It hasn’t been a good century so far for the U.S. labor movement. And another blow could well be on the way from the U.S. Supreme Court, which heard oral arguments today in a case involving mandatory “agency fees” from public employees to compensate unions for the cost of providing collective-bargaining services. By all accounts, a majority of the Court, including the usual swing vote Justice Anthony Kennedy, seemed to be sympathetic to the plaintiffs’ claims that their First Amendment rights were being abrogated because public-sector employment contracts invariably involve political issues.
The New York Times’ Adam Liptak cut to the chase:
The justices appeared divided along familiar lines during an extended argument over whether government workers who choose not to join unions may nonetheless be required to help pay for collective bargaining. The court’s conservative majority appeared ready to say that such compelled financial support violates the First Amendment.
Collective bargaining, Justice Anthony M. Kennedy said, is inherently political when the government is the employer, and issues like merit pay, promotions and classroom size are subject to negotiation.

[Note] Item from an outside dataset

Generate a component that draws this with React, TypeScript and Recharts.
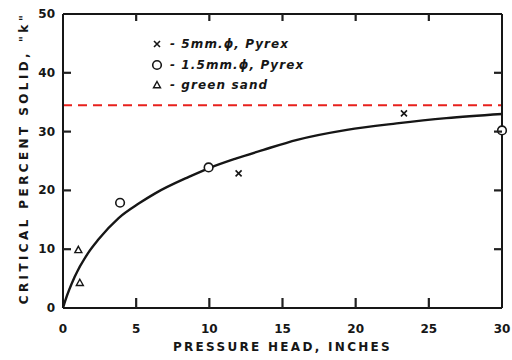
import React from 'react';
import { ComposedChart, Line, Scatter, XAxis, YAxis, ReferenceLine } from 'recharts';

const xTicks = [0, 5, 10, 15, 20, 25, 30];
const yTicks = [0, 10, 20, 30, 40, 50];

const pyrex5mm = [
  { x: 12.0, y: 22.9 },
  { x: 23.3, y: 33.1 },
];
const pyrex15mm = [
  { x: 3.9, y: 17.9 },
  { x: 9.95, y: 23.9 },
  { x: 30.0, y: 30.2 },
];
const greenSand = [
  { x: 1.05, y: 9.9 },
  { x: 1.15, y: 4.3 },
];

const curveX = [0, 0.15, 0.8, 1.7, 2.4, 3.8, 5.2, 6.3, 8.6, 10, 11.8, 13.7, 16, 19.4, 22.8, 26.2, 30];
const curveY = [0, 1.2, 5.3, 9.3, 11.6, 15.3, 17.8, 19.5, 22.3, 23.8, 25.4, 26.9, 28.6, 30.3, 31.4, 32.3, 33.0];
const curve = curveX.map((x, i) => ({ x, y: curveY[i] }));

const criticalLevel = 34.5;

const legendLabels = ['- 5mm.ϕ, Pyrex', '- 1.5mm.ϕ, Pyrex', '- green sand'];
const xTitle = 'PRESSURE  HEAD,  INCHES';
const yTitle = 'CRITICAL  PERCENT  SOLID,  "k"';

const X_MIN = xTicks[0];
const X_MAX = xTicks[xTicks.length - 1];
const Y_MIN = yTicks[0];
const Y_MAX = yTicks[yTicks.length - 1];

const INK = '#161616';
const TICK_INK = '#202020';
const FONT = '"DejaVu Sans", sans-serif';

// layout (pixels)
const PLOT_TOP = 14;
const PLOT_RIGHT = 502;

const Cross = (props: any) => {
  const { cx, cy } = props;
  const s = 3;
  return (
    <path d={`M${cx - s},${cy - s}L${cx + s},${cy + s}M${cx - s},${cy + s}L${cx + s},${cy - s}`} stroke={INK} strokeWidth={1.6} fill="none" />
  );
};
const Ring = (props: any) => {
  const { cx, cy } = props;
  return <circle cx={cx} cy={cy} r={4.3} stroke={INK} strokeWidth={1.6} fill="#fff" />;
};
const Tri = (props: any) => {
  const { cx, cy } = props;
  const s = 3.5;
  return <path d={`M${cx},${cy - s}L${cx + s},${cy + s * 0.8}L${cx - s},${cy + s * 0.8}Z`} stroke={INK} strokeWidth={1.4} fill="#fff" />;
};

const markerShapes = [Cross, Ring, Tri];

const LegendBox = () => (
  <div style={{ position: 'absolute', left: 151, top: 34, fontFamily: FONT, fontStyle: 'italic', fontWeight: 'bold', fontSize: 12, color: INK, letterSpacing: 1.1 }}>
    {legendLabels.map((lab, i) => {
      const Shape = markerShapes[i];
      return (
        <div key={lab} style={{ display: 'flex', alignItems: 'center', height: 20.5 }}>
          <svg width={12} height={12} style={{ marginRight: 7 }}>
            <Shape cx={6} cy={6} />
          </svg>
          <span>{lab}</span>
        </div>
      );
    })}
  </div>
);

const labelStyle = { fontFamily: FONT, fontWeight: 'bold' as const, fontSize: 12, fill: INK };

const BottomTick = (p: any) => {
  const x = Number(p.x);
  const y = Number(p.y);
  const axisY = y - 16;
  const v = p.payload.value;
  const inner = v !== X_MIN && v !== X_MAX;
  return (
    <g>
      {inner && <line x1={x} x2={x} y1={axisY} y2={axisY - 10} stroke={TICK_INK} strokeWidth={2.2} />}
      {inner && <line x1={x} x2={x} y1={PLOT_TOP} y2={PLOT_TOP + 7} stroke={TICK_INK} strokeWidth={2.2} />}
      <text x={x} y={y} textAnchor="middle" dominantBaseline="hanging" style={labelStyle}>{v}</text>
    </g>
  );
};
const LeftTick = (p: any) => {
  const x = Number(p.x);
  const y = Number(p.y);
  const axisX = x + 8;
  const v = p.payload.value;
  const inner = v !== Y_MIN && v !== Y_MAX;
  return (
    <g>
      {inner && <line x1={axisX} x2={axisX + 8} y1={y} y2={y} stroke={TICK_INK} strokeWidth={2.2} />}
      {inner && <line x1={PLOT_RIGHT} x2={PLOT_RIGHT - 8} y1={y} y2={y} stroke={TICK_INK} strokeWidth={2.2} />}
      <text x={x} y={y} textAnchor="end" dominantBaseline="central" style={labelStyle}>{v}</text>
    </g>
  );
};

export default function App() {
  return (
    <div style={{ position: 'absolute', left: 0, top: 0, width: 512, height: 360, background: '#fff' }}>
      <ComposedChart width={512} height={360} margin={{ top: 13, right: 8, bottom: 0, left: 0 }}>
        <XAxis
          xAxisId="b"
          dataKey="x"
          type="number"
          domain={[X_MIN, X_MAX]}
          ticks={xTicks}
          height={52}
          tickSize={0}
          tickMargin={16}
          tick={<BottomTick />}
          tickLine={false}
          axisLine={{ stroke: INK, strokeWidth: 2 }}
          label={{
            content: (p: any) => {
              const vb = p.viewBox;
              return (
                <text x={vb.x + vb.width / 2} y={vb.y + vb.height - 9} textAnchor="middle" style={{ fontFamily: FONT, fontWeight: 'bold', fontSize: 12, fill: INK, letterSpacing: 2.3 }}>
                  {xTitle}
                </text>
              );
            },
          }}
        />
        <XAxis
          xAxisId="t"
          dataKey="x"
          type="number"
          orientation="top"
          domain={[X_MIN, X_MAX]}
          ticks={xTicks}
          height={1}
          tick={false}
          tickLine={false}
          axisLine={{ stroke: INK, strokeWidth: 2 }}
        />
        <YAxis
          yAxisId="l"
          type="number"
          domain={[Y_MIN, Y_MAX]}
          ticks={yTicks}
          width={63}
          tickSize={0}
          tickMargin={8}
          tick={<LeftTick />}
          tickLine={false}
          axisLine={{ stroke: INK, strokeWidth: 2 }}
          label={{
            content: (p: any) => {
              const vb = p.viewBox;
              const cx = 24;
              const cy = vb.y + vb.height / 2 - 3;
              return (
                <text x={cx} y={cy} transform={`rotate(-90 ${cx} ${cy})`} textAnchor="middle" dominantBaseline="central" style={{ fontFamily: FONT, fontWeight: 'bold', fontSize: 12, fill: INK, letterSpacing: 3.4 }}>
                  {yTitle}
                </text>
              );
            },
          }}
        />
        <YAxis
          yAxisId="r"
          type="number"
          orientation="right"
          domain={[Y_MIN, Y_MAX]}
          ticks={yTicks}
          width={2}
          tick={false}
          tickLine={false}
          axisLine={{ stroke: INK, strokeWidth: 2 }}
        />
        <ReferenceLine xAxisId="b" yAxisId="l" y={criticalLevel} stroke="#e8201c" strokeWidth={2} strokeDasharray="9 6" />
        <Line xAxisId="b" yAxisId="l" data={curve} dataKey="y" type="monotone" dot={false} stroke={INK} strokeWidth={2.4} isAnimationActive={false} />
        <Scatter xAxisId="b" yAxisId="l" data={pyrex5mm} dataKey="y" shape={Cross} isAnimationActive={false} />
        <Scatter xAxisId="b" yAxisId="l" data={pyrex15mm} dataKey="y" shape={Ring} isAnimationActive={false} />
        <Scatter xAxisId="b" yAxisId="l" data={greenSand} dataKey="y" shape={Tri} isAnimationActive={false} />
      </ComposedChart>
      <LegendBox />
    </div>
  );
}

The best hope for a victory for the unions had rested with Justice Antonin Scalia, who has written and said things sympathetic to their position. But he was consistently hostile on Monday.
“The problem is that everything that is bargained for with the government is within the political sphere,” he said.
That’s the crux of the issue, and seems to lead in the ultimate direction of treating public-sector unions as illegitimate.
Unions say the teachers’ First Amendment argument is a ruse. Nonmembers are already entitled to refunds of payments spent on political activities like advertising to support a political candidate. Collective bargaining is different, the unions say, adding that the plaintiffs are seeking to reap the benefits of such bargaining without paying their fair share of the cost.
The larger threat, the unions and their supporters say, is that a decision in the plaintiffs’ favor would encourage many workers who are perfectly happy with the work of their unions to make the economically rational decision to opt out of paying for it.
No question about it. And if SCOTUS goes in the direction it indicated today, conservatives will cheer, not just because they tend to hate unions these days, but because the public sector has been the most robust area for union expansion for quite some time. And there is, of course, a partisan dimension, as the Washington Post’s Robert Barnes points out:
Public employee unions have become a major player in Democratic politics, generating campaign contributions and on-the-ground support for candidates. At the same time, disputes between the unions and Republican governors have become frequent and bitter.
The actual defendant in the case, the California Teachers Association, has been an important part of the coalition that has helped Democrats break decades of gridlock in Sacramento. A decision adverse to unions would not turn the Golden State over to Republicans overnight; that party has worked hard to alienate Californians on a broad range of issues. But it would be a blow to all kinds of unions, and to the progressive politics they tend to support.